During its subsequent investigation, the FCA's systems detected further suspicious trades placed by Mr Gerrity, over multiple accounts with different brokers, while he was based outside the UK.
Mr Gerrity engaged in insider dealing in breach of Article 14(a) of the UK Market Abuse Regulations.
Mr Gerrity agreed to solve this matter and qualified for a 30% (stage 1) discount under the FCA's settlement procedures (albeit not applicable to the disgorgement element of the penalty). Were it not for this discount, the FCA would have imposed a financial penalty of £387,448.
Key takeaways
Taking assertive action on market abuse was one of the FCA's 13 enduring commitments in its last annual report, and the FCA seeks to achieve effective deterrence by making sure market abuse does not pay. However, this is another matter in which a significant period of time passed between the conclusion of the abusive trading and the imposition of the sanction - nearly four years. That said, the seriousness of the breach was assessed at level 4 (out of 5), which resulted in a profit multiplier of 3 being applied to calculate the non-disgorgement element of the financial penalty (pre-settlement discount).

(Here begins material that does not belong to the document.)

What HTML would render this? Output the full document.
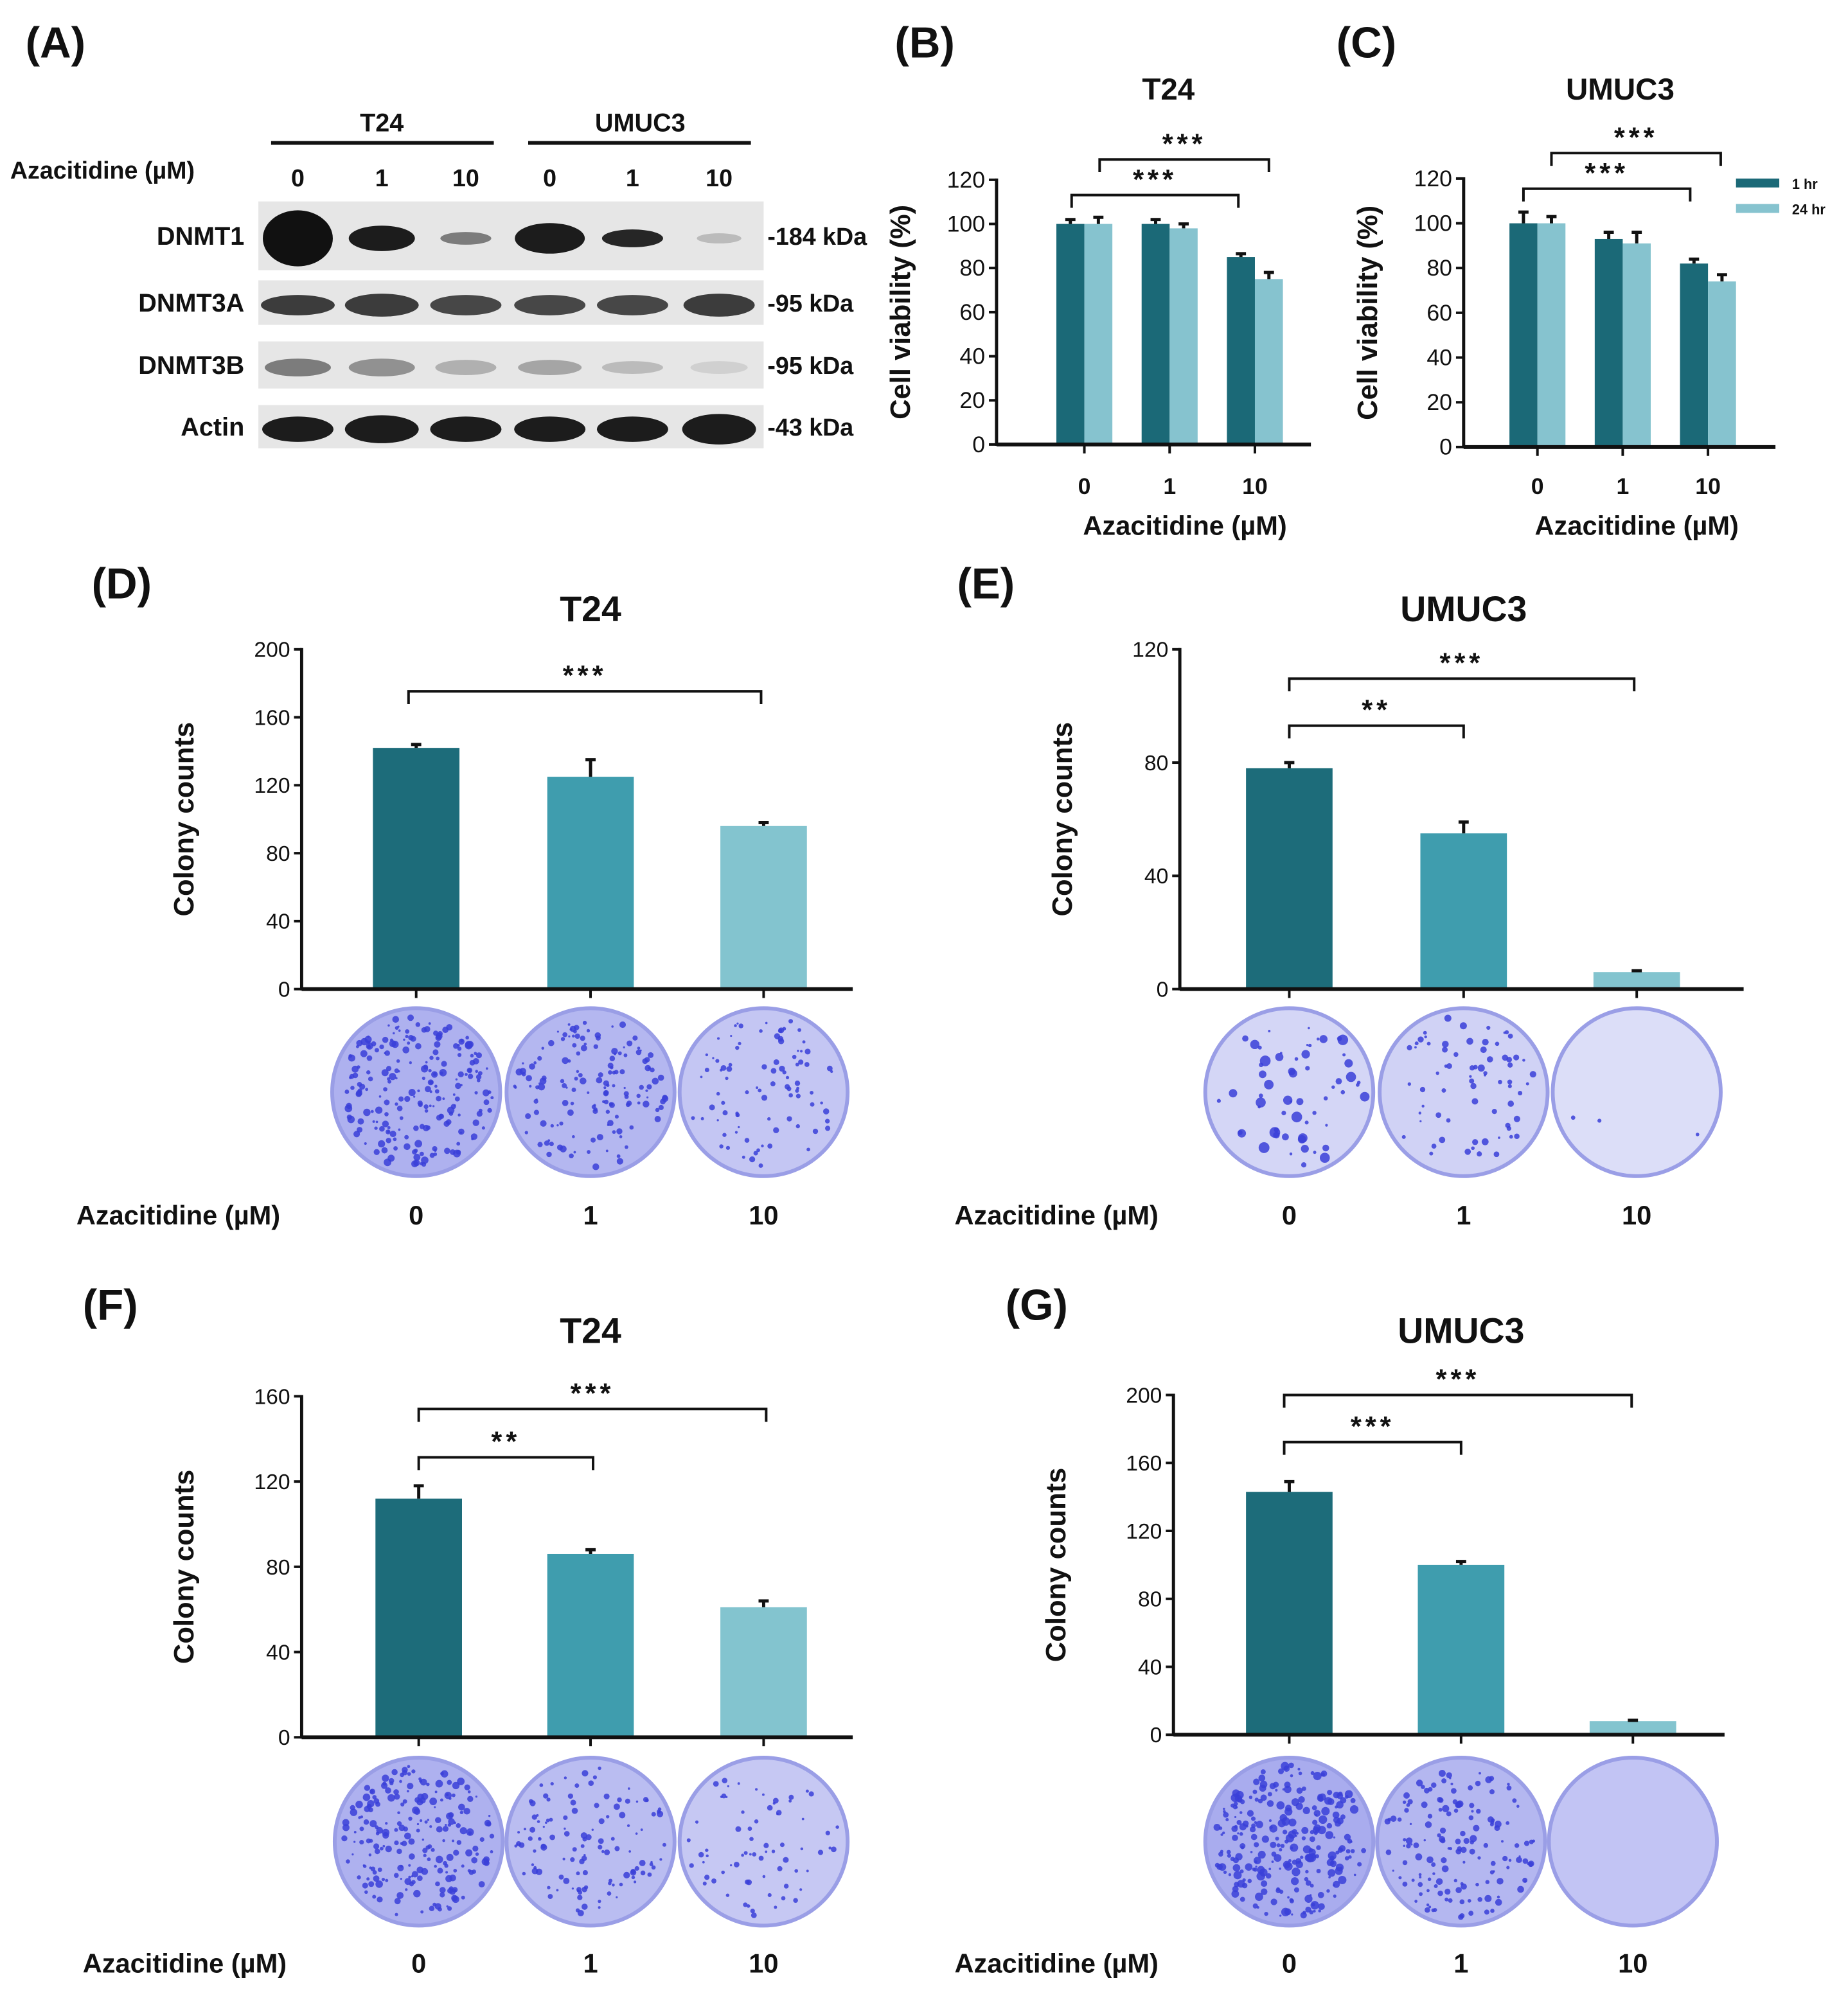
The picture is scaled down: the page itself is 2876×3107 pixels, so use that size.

The conduct was considered serious as not only did the individual gain a significant benefit from it, but he abused a position of trust to do so whilst being aware of the regulations on the use of inside information. Notwithstanding that the conduct (as distinct from the inside information on which it was based) did not have a significant impact on the price of the shares in question, the FCA considers this type of market abuse to be damaging to market confidence.
All people who may come into possession of inside information in relation to listed companies, whether they be employees or externally engaged consultants, need to make sure they familiarise themselves and comply with the company's code of conduct/share dealing code and requirements of the market abuse regime.